- TASK DETAILS -
Extract, unchanged, each line of the listing below from its first line through the line that contains "from matplotlib.lines import Line2D", inclusive, and nothing else.

- INFORMATION PROVIDED -

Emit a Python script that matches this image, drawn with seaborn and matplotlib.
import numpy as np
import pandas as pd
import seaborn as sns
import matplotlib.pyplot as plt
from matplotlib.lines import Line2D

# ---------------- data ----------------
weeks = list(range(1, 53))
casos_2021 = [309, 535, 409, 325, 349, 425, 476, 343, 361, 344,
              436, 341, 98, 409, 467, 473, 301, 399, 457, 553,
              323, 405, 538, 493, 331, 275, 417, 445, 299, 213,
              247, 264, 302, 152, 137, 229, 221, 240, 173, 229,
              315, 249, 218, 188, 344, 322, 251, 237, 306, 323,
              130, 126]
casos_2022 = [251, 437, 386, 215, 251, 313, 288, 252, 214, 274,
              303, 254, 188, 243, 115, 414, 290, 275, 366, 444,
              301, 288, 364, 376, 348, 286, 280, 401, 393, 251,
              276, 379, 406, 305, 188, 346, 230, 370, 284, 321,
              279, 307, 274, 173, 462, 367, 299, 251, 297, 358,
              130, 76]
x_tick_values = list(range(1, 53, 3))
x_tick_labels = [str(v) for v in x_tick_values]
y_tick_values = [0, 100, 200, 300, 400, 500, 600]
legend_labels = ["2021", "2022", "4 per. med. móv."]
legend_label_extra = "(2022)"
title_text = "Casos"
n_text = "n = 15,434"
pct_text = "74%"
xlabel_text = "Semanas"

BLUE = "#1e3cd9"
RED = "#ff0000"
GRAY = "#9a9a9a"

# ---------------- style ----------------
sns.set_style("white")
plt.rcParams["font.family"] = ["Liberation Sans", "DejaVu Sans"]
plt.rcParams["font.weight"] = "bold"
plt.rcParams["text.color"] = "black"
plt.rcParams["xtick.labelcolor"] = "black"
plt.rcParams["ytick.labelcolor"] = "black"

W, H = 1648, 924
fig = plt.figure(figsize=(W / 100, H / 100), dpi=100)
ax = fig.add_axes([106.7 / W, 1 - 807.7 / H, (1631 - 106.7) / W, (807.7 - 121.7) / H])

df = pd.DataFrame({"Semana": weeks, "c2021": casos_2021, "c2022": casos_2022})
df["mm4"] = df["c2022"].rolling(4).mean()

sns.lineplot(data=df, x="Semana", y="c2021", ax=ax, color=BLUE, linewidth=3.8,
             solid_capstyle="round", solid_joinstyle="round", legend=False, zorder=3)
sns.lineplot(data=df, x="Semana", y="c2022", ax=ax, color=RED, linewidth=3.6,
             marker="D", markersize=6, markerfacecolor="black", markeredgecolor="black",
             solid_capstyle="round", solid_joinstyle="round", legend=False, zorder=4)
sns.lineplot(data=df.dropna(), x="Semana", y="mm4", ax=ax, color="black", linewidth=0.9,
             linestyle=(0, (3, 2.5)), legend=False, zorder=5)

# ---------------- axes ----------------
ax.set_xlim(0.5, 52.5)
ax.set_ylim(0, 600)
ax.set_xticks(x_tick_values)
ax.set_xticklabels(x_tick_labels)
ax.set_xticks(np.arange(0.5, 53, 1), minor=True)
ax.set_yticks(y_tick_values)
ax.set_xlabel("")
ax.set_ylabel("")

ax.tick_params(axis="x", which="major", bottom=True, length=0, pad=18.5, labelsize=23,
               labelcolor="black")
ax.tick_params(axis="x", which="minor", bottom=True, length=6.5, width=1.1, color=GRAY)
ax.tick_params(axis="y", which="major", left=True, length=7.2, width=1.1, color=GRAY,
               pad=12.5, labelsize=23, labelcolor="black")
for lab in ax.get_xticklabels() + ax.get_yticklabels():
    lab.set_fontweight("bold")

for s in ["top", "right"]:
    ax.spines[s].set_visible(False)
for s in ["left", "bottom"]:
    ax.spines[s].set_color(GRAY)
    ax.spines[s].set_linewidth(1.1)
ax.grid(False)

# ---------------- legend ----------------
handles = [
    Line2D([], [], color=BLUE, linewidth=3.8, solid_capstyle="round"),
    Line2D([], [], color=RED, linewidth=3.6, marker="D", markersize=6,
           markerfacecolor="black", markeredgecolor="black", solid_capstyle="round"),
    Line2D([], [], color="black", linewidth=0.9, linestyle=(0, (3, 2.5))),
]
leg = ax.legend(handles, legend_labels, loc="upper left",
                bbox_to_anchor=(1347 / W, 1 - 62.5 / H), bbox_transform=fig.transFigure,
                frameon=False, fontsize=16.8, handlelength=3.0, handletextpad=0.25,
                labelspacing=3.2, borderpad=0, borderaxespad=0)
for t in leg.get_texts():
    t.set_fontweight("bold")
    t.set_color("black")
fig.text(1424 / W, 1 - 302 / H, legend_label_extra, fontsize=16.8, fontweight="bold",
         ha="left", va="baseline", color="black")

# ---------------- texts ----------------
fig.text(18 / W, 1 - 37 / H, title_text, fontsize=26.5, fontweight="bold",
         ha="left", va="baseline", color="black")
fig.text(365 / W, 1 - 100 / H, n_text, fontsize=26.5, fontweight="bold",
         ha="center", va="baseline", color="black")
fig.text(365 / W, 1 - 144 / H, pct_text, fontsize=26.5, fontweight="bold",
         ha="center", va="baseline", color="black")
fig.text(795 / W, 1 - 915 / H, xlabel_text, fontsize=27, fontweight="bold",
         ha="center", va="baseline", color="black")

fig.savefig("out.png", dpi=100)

- EXERCISE OUTPUT -
Emit a Python script that matches this image, drawn with seaborn and matplotlib.
import numpy as np
import pandas as pd
import seaborn as sns
import matplotlib.pyplot as plt
from matplotlib.lines import Line2D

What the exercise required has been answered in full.